*OBJECTIVE:* Quote the whole listing word for word. Do not include the pictures.

*SOURCE EXCERPT:*

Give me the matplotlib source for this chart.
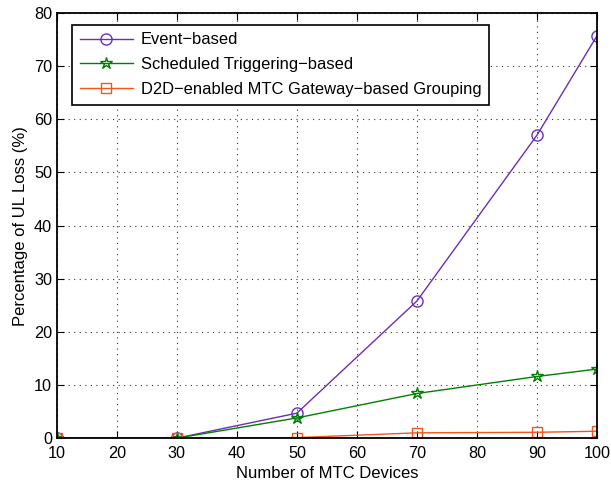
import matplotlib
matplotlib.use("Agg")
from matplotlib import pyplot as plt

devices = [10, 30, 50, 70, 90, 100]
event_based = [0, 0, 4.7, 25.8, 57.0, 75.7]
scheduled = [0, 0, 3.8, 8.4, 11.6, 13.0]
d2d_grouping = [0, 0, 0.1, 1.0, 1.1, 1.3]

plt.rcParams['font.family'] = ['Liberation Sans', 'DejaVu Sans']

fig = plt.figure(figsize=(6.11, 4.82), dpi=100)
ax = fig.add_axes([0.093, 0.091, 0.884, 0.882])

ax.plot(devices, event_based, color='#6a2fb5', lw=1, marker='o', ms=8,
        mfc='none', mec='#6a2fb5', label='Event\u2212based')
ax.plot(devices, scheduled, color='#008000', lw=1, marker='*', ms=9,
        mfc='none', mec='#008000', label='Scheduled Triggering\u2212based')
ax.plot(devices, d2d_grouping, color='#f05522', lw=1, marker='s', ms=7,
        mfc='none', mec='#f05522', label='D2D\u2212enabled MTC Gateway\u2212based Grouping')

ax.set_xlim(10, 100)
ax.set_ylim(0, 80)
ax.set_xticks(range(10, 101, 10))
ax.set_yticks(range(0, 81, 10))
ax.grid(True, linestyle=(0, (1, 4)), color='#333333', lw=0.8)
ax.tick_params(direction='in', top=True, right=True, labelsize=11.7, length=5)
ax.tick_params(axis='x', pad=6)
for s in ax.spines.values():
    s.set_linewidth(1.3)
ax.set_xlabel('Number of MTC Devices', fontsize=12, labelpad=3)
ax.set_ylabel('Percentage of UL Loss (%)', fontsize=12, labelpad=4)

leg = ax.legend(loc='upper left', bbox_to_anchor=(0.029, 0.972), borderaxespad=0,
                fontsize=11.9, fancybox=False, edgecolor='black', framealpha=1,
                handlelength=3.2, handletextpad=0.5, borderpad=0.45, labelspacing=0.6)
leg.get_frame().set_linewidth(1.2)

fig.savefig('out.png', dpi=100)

*RESULT FOR THIS TASK:*
Give me the matplotlib source for this chart.
import matplotlib
matplotlib.use("Agg")
from matplotlib import pyplot as plt

devices = [10, 30, 50, 70, 90, 100]
event_based = [0, 0, 4.7, 25.8, 57.0, 75.7]
scheduled = [0, 0, 3.8, 8.4, 11.6, 13.0]
d2d_grouping = [0, 0, 0.1, 1.0, 1.1, 1.3]

plt.rcParams['font.family'] = ['Liberation Sans', 'DejaVu Sans']

fig = plt.figure(figsize=(6.11, 4.82), dpi=100)
ax = fig.add_axes([0.093, 0.091, 0.884, 0.882])

ax.plot(devices, event_based, color='#6a2fb5', lw=1, marker='o', ms=8,
        mfc='none', mec='#6a2fb5', label='Event\u2212based')
ax.plot(devices, scheduled, color='#008000', lw=1, marker='*', ms=9,
        mfc='none', mec='#008000', label='Scheduled Triggering\u2212based')
ax.plot(devices, d2d_grouping, color='#f05522', lw=1, marker='s', ms=7,
        mfc='none', mec='#f05522', label='D2D\u2212enabled MTC Gateway\u2212based Grouping')

ax.set_xlim(10, 100)
ax.set_ylim(0, 80)
ax.set_xticks(range(10, 101, 10))
ax.set_yticks(range(0, 81, 10))
ax.grid(True, linestyle=(0, (1, 4)), color='#333333', lw=0.8)
ax.tick_params(direction='in', top=True, right=True, labelsize=11.7, length=5)
ax.tick_params(axis='x', pad=6)
for s in ax.spines.values():
    s.set_linewidth(1.3)
ax.set_xlabel('Number of MTC Devices', fontsize=12, labelpad=3)
ax.set_ylabel('Percentage of UL Loss (%)', fontsize=12, labelpad=4)

leg = ax.legend(loc='upper left', bbox_to_anchor=(0.029, 0.972), borderaxespad=0,
                fontsize=11.9, fancybox=False, edgecolor='black', framealpha=1,
                handlelength=3.2, handletextpad=0.5, borderpad=0.45, labelspacing=0.6)
leg.get_frame().set_linewidth(1.2)

fig.savefig('out.png', dpi=100)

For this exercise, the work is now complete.